SUPPLIED ENTRIES
------------------------

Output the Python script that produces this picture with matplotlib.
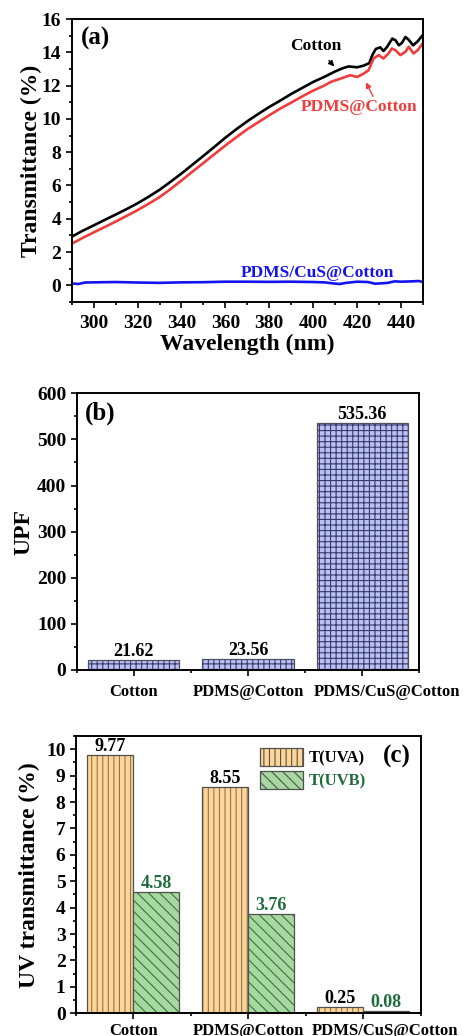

------------------------

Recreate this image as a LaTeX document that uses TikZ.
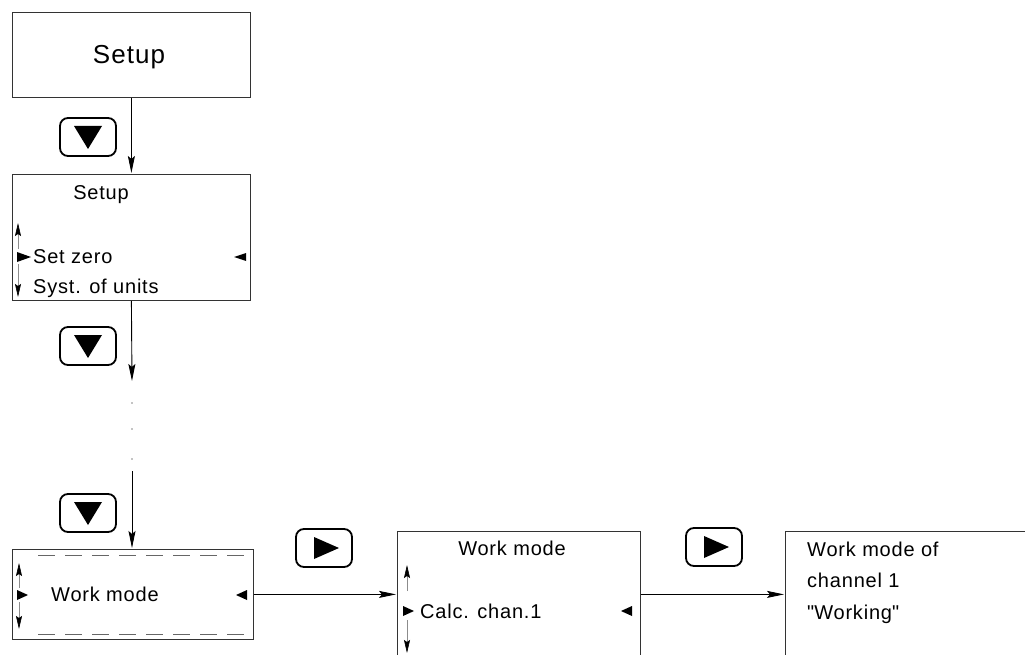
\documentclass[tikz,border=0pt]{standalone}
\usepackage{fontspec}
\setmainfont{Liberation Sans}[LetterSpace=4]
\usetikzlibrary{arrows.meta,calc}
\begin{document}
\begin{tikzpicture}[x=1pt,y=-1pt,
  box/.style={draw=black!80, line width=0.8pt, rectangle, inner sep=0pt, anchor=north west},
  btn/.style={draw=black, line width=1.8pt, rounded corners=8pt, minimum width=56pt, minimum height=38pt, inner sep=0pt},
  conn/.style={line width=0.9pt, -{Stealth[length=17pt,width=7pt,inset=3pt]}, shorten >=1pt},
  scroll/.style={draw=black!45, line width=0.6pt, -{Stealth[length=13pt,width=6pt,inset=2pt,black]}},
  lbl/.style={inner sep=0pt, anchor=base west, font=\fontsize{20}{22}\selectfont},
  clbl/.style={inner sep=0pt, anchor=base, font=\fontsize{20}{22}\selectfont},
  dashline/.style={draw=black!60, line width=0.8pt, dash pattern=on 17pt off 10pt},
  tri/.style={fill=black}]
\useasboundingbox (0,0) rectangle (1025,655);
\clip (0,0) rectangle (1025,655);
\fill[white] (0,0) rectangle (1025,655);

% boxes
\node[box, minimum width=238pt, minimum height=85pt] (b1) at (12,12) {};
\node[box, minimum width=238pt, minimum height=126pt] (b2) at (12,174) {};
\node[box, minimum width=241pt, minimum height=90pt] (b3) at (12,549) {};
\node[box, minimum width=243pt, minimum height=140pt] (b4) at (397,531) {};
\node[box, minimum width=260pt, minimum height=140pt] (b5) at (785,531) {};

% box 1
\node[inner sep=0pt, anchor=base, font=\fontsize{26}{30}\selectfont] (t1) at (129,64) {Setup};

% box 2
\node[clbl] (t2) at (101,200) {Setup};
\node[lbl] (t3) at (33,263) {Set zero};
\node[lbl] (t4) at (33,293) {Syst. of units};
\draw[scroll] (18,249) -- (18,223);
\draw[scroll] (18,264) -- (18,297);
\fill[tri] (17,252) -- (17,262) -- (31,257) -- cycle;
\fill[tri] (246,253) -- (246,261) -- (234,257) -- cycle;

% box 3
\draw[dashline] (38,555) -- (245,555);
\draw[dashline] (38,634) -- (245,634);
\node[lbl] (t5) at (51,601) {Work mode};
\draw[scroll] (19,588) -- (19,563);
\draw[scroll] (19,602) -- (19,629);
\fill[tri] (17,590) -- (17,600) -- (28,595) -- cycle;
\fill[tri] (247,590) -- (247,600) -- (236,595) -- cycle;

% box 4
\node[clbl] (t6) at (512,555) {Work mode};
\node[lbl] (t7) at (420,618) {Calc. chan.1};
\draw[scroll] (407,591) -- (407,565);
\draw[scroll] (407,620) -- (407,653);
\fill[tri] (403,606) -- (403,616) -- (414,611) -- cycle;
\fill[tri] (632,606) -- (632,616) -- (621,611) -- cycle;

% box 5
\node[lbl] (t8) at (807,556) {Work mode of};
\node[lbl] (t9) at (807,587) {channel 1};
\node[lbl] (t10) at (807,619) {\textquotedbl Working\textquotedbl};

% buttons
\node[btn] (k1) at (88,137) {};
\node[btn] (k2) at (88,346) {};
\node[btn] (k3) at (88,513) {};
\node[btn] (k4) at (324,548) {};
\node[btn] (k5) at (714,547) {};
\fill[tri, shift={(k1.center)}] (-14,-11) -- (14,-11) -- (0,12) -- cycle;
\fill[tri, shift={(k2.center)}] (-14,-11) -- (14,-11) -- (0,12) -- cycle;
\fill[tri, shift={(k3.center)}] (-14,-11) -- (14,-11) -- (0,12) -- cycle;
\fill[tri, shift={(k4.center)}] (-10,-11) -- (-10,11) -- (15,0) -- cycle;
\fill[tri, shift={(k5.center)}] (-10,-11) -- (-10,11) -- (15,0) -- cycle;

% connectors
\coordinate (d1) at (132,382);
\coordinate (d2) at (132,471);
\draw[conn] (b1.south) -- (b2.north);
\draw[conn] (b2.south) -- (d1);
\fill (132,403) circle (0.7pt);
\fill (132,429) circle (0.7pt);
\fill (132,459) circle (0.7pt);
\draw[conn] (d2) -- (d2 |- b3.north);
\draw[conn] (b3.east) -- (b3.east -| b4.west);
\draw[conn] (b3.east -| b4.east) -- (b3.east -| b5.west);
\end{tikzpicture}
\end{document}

------------------------

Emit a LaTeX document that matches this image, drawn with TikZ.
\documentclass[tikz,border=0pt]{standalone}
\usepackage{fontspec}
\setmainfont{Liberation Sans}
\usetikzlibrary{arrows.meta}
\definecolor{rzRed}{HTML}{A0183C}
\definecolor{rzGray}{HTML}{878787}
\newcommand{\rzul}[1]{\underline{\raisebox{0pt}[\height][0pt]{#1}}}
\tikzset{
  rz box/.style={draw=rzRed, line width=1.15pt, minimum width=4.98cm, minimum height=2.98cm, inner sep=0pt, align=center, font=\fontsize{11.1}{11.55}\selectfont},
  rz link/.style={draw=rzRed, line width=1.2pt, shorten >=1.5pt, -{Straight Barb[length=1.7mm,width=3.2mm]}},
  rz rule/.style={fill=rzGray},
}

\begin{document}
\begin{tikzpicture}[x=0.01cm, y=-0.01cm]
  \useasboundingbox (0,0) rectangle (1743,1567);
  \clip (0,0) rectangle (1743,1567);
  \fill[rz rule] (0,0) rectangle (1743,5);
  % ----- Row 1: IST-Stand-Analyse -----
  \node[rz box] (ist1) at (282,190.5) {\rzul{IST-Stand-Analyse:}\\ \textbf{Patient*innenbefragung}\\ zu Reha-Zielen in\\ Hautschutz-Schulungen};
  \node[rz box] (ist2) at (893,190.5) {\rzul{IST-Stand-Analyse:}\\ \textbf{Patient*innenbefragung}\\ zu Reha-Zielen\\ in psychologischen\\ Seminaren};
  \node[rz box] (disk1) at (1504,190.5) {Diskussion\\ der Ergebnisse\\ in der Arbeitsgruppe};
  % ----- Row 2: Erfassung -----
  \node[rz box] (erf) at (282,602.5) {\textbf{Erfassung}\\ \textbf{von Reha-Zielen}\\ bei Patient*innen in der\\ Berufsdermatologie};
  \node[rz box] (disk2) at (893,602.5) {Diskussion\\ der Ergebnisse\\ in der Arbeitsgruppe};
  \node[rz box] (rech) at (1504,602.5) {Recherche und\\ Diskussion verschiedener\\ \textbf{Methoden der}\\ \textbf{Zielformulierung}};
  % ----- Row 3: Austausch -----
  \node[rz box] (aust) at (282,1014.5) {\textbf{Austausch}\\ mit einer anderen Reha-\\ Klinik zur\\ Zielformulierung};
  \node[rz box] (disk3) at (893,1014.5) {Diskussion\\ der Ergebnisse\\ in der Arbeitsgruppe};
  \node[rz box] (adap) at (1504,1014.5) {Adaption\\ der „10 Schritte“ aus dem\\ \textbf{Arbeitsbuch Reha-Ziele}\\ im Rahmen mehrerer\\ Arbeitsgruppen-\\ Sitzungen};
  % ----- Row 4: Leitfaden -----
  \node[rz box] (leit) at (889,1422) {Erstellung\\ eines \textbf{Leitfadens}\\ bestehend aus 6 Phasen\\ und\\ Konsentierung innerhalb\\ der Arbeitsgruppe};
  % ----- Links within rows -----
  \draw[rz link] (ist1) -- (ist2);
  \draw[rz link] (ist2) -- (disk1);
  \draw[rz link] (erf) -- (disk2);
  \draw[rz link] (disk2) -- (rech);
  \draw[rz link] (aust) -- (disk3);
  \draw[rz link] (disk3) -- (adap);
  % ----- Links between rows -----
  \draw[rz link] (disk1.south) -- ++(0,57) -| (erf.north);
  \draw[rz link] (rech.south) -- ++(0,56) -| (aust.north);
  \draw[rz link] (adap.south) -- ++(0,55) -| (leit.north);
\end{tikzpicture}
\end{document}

------------------------

Collect from the data above every line that includes "this".

OUTPUT
Output the Python script that produces this picture with matplotlib.
Recreate this image as a LaTeX document that uses TikZ.
Emit a LaTeX document that matches this image, drawn with TikZ.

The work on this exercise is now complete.